» **Records provided**
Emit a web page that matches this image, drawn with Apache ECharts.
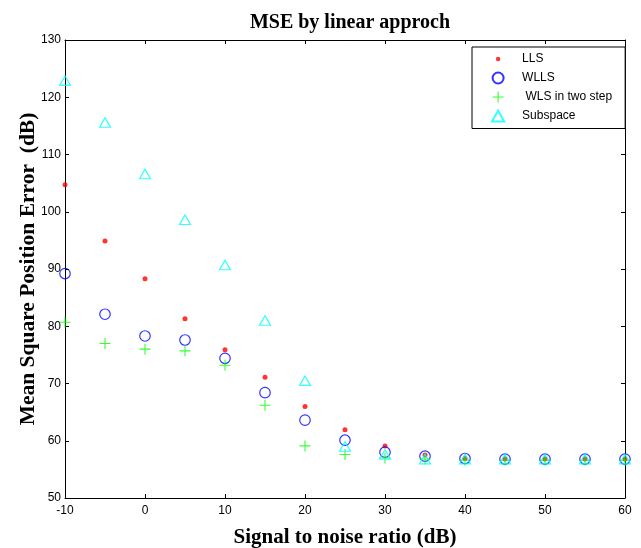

* * *

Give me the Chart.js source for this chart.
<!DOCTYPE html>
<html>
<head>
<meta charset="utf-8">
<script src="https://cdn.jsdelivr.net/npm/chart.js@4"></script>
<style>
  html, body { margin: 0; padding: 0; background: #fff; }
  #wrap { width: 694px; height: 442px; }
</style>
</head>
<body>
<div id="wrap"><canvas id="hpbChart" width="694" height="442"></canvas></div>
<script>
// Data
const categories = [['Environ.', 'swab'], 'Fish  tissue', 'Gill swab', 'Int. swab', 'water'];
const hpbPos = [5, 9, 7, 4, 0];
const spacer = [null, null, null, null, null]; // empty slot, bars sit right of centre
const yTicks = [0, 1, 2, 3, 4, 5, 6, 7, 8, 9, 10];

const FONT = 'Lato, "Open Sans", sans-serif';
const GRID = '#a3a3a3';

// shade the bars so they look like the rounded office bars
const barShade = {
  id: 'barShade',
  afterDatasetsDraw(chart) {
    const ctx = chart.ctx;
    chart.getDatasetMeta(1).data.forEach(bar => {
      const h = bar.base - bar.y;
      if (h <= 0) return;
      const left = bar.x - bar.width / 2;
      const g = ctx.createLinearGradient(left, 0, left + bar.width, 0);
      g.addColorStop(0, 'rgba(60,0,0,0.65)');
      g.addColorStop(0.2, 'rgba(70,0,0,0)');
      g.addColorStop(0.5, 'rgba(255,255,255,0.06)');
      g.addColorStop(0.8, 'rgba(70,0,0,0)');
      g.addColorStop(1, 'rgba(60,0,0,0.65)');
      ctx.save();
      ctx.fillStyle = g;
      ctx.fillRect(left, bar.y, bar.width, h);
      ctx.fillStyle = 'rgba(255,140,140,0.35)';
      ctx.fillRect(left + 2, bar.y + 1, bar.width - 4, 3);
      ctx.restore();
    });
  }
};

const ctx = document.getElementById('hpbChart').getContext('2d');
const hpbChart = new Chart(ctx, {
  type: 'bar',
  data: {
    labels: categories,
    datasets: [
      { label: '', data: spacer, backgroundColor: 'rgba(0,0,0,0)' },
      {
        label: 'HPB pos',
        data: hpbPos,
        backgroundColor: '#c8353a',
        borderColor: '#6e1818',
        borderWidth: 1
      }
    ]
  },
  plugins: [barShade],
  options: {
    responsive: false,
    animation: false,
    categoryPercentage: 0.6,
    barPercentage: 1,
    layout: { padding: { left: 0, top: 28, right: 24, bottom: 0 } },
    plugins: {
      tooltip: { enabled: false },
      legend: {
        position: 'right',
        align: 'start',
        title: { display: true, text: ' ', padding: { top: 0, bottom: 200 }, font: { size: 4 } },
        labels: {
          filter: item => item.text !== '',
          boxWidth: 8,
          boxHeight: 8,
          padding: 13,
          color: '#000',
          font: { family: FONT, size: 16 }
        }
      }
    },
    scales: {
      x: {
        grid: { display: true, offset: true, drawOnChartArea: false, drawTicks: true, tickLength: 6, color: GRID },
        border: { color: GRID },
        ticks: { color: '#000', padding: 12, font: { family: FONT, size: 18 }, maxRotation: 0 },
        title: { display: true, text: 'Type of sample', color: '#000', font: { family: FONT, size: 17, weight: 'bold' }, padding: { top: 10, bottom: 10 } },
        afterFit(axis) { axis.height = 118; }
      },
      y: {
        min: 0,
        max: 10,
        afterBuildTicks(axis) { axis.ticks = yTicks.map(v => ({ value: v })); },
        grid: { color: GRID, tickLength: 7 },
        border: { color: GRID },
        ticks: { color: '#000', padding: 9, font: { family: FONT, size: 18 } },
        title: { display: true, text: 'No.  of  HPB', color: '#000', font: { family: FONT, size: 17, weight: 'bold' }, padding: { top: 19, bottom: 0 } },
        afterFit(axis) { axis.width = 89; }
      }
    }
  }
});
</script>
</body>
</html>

» **Task statement**
Copy down every line of the material above that includes the string "this".

» **Reply to the task**
Emit a web page that matches this image, drawn with Apache ECharts.
Give me the Chart.js source for this chart.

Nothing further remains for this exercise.